When I was a single mom, my dad still watched over me – he took my car in for oil changes and made sure it was running well. When Paige locked herself in the bathroom and I couldn’t figure out what to do, he came over and showed me how to get the door open. It was stressful and scary being on my own with two little kids, but knowing he was there if I needed him helped me relax and get through the days.
When we found out my dad was sick, that the cough and fatigue was lung cancer and not a stubborn case of bronchitis, it was almost too much to process. I couldn’t imagine a world without my dad in it, and so I just refused to believe that he wouldn’t beat this disease.
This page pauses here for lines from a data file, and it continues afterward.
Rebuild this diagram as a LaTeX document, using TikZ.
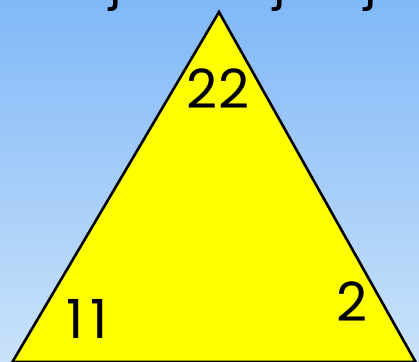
\documentclass[tikz,border=0pt]{standalone}
\usepackage{fontspec}
\setmainfont{Poppins}
\definecolor{skytop}{RGB}{128,184,248}
\definecolor{skymid}{RGB}{166,204,246}
\definecolor{skybot}{RGB}{202,226,250}
\definecolor{tri}{RGB}{255,255,0}
\tikzset{
  num/.style={font=\fontsize{54}{54}\selectfont, inner sep=0pt},
  cut/.style={font=\fontsize{50}{50}\selectfont, inner sep=0pt, anchor=base},
}
\begin{document}
\begin{tikzpicture}[x=1pt, y=-1pt]
    \useasboundingbox (0,0) rectangle (419,361);
    \clip (0,0) rectangle (419,361);
    \shade[top color=skytop, middle color=skymid, bottom color=skybot] (0,0) rectangle (419,361);
    % letters of the line above, cut off
    \node[cut] (ja) at (116,-1) {j};
    \node[cut] (jb) at (280,-1) {j};
    \node[cut] (jc) at (371,-1) {j};
    % triangle
    \coordinate (apex) at (219,12);
    \coordinate (left) at (12.4,362);
    \coordinate (right) at (415.6,362);
    \filldraw[fill=tri, line width=2.6pt, line join=miter] (apex) -- (left) -- (right) -- cycle;
    \node[num] (top) at (218,89) {22};
    \node[num] (bl) at (87,319) {1\hspace{7pt}1};
    \node[num] (br) at (352,302) {2};
\end{tikzpicture}
\end{document}
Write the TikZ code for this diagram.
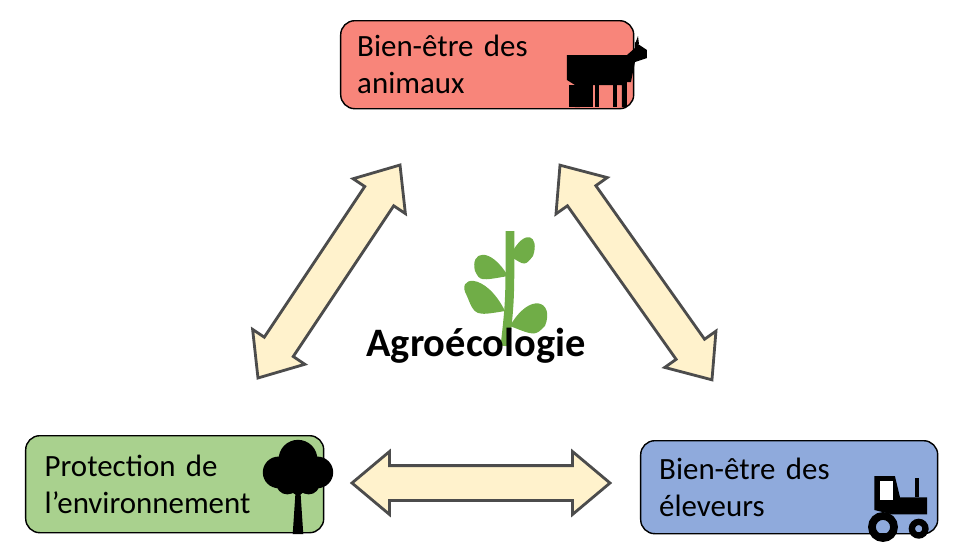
\documentclass[tikz,border=0pt]{standalone}
\usepackage{fontspec}
\setmainfont{Carlito}
\usetikzlibrary{positioning, shapes.arrows}

\definecolor{boxred}{HTML}{F8857A}
\definecolor{boxgreen}{HTML}{A9D18E}
\definecolor{boxblue}{HTML}{8FAADC}
\definecolor{cream}{HTML}{FFF2CC}
\definecolor{leaf}{HTML}{70AD47}

\tikzset{
  box/.style={draw=black, rounded corners=4pt, align=left, text width=2.6cm, inner sep=4pt, font=\fontsize{8.8}{10.5}\selectfont},
  link/.style={shape=double arrow, draw=black!70, fill=cream, thick, inner xsep=0pt, inner ysep=0.16cm, double arrow head extend=0.14cm, double arrow tip angle=80}
}

\begin{document}
\begin{tikzpicture}

\useasboundingbox (0, 0) rectangle (9.57, 5.56);

% Boxes
\node[box, fill=boxred, minimum width=2.93cm, minimum height=0.88cm, anchor=north west] (animals) at (3.40, 5.36) {Bien-être des\\animaux};
\node[box, fill=boxgreen, minimum width=2.98cm, minimum height=0.97cm, anchor=north west] (env) at (0.25, 1.21) {Protection de\\l’environnement};
\node[box, fill=boxblue, minimum width=2.97cm, minimum height=0.93cm, anchor=north west] (farmers) at (6.40, 1.16) {Bien-être des\\éleveurs};

% Arrows
\node[link, minimum height=2.56cm, rotate=56.3] (la) at (3.29, 2.845) {};
\node[link, minimum height=2.63cm, rotate=-54.7] (ra) at (6.36, 2.835) {};
\node[link, minimum height=2.58cm] (ba) at (4.81, 0.73) {};

% Plant
\begin{scope}[shift={(5.05, 2.55)}]
\draw[leaf, line width=2.5pt] (0, -0.45) .. controls (0.05, 0) .. (0.05, 0.7);
\fill[leaf] (0, -0.1) .. controls (-0.2, 0.3) and (-0.5, 0.25) .. (-0.38, 0.05) .. controls (-0.3, -0.15) .. (0, -0.1);
\fill[leaf] (0.03, 0.25) .. controls (-0.15, 0.55) and (-0.35, 0.5) .. (-0.3, 0.3) .. controls (-0.25, 0.2) .. (0.03, 0.25);
\fill[leaf] (0.05, -0.25) .. controls (0.25, 0.1) and (0.5, 0) .. (0.4, -0.25) .. controls (0.3, -0.35) .. (0.05, -0.25);
\fill[leaf] (0.05, 0.45) .. controls (0.2, 0.75) and (0.35, 0.65) .. (0.28, 0.45) .. controls (0.2, 0.35) .. (0.05, 0.45);
\end{scope}
\node[font=\bfseries\fontsize{11.5}{14}\selectfont] (agro) at (4.76, 2.1) {Agroécologie};

% Cow
\begin{scope}[shift={(6.05, 4.76)}]
\fill (-0.38, 0.25) -- (0.22, 0.25) -- (0.3, 0.32) -- (0.3, 0.38) -- (0.42, 0.3) -- (0.42, 0.22) -- (0.3, 0.18) -- (0.26, -0.02) -- (0.22, -0.02) -- (0.22, -0.27) -- (0.17, -0.27) -- (0.17, -0.05) -- (-0.2, -0.05) -- (-0.25, -0.27) -- (-0.3, -0.27) -- (-0.3, -0.05) -- (-0.38, 0) -- cycle;
\fill (-0.1, -0.05) rectangle (-0.06, -0.27);
\fill (0.08, -0.05) rectangle (0.12, -0.27);
\fill (-0.12, -0.05) rectangle (-0.36, -0.27);
\fill (0.3, 0.36) -- (0.33, 0.44) -- (0.34, 0.36) -- cycle;
\end{scope}

% Tree
\begin{scope}[shift={(2.98, 0.66)}, scale=0.88]
\fill (-0.06, -0.5) -- (-0.03, -0.05) -- (-0.2, 0.05) -- (-0.17, 0.1) -- (0, 0.02) -- (0.15, 0.12) -- (0.18, 0.06) -- (0.03, -0.05) -- (0.06, -0.5) -- cycle;
\fill (0, 0.35) circle (0.22) (-0.22, 0.2) circle (0.18) (0.22, 0.2) circle (0.18) (-0.12, 0.08) circle (0.13) (0.12, 0.08) circle (0.13);
\end{scope}

% Tractor
\begin{scope}[shift={(9.0, 0.46)}, scale=0.85]
\fill (-0.3, 0) -- (-0.3, 0.4) -- (-0.06, 0.4) -- (0, 0.15) -- (0.32, 0.15) -- (0.32, -0.05) -- (-0.1, -0.05) -- cycle;
\fill[white] (-0.24, 0.12) rectangle (-0.08, 0.34);
\draw[line width=2.2pt] (-0.2, -0.2) circle (0.13);
\draw[line width=1.8pt] (0.22, -0.22) circle (0.08);
\fill (0.18, 0.15) rectangle (0.22, 0.38);
\end{scope}

\end{tikzpicture}
\end{document}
And less than two years later, even though we knew he was so sick, it was still a shock to me when I got to the hospital and found out he had passed away while I was stuck in traffic. I thought I was going there for a meeting with the doctors and family to plan the next stage of his care; I never, in a million years, expected to walk in and find out he was no longer with us.
It will be 13 years tomorrow, and I still miss my dad every day. I still talk to him and feel like he’s watching over all of us. Whenever something big happens, I think about the fact that he isn’t here to see it (sometimes that’s a good thing, like 9/11 or me going deaf; sometimes it’s a bad thing, like when each of my brother’s three wonderful children were born). How lucky I was, though, to have him for my dad. How lucky we all were to have him in our lives, even if the time was too short.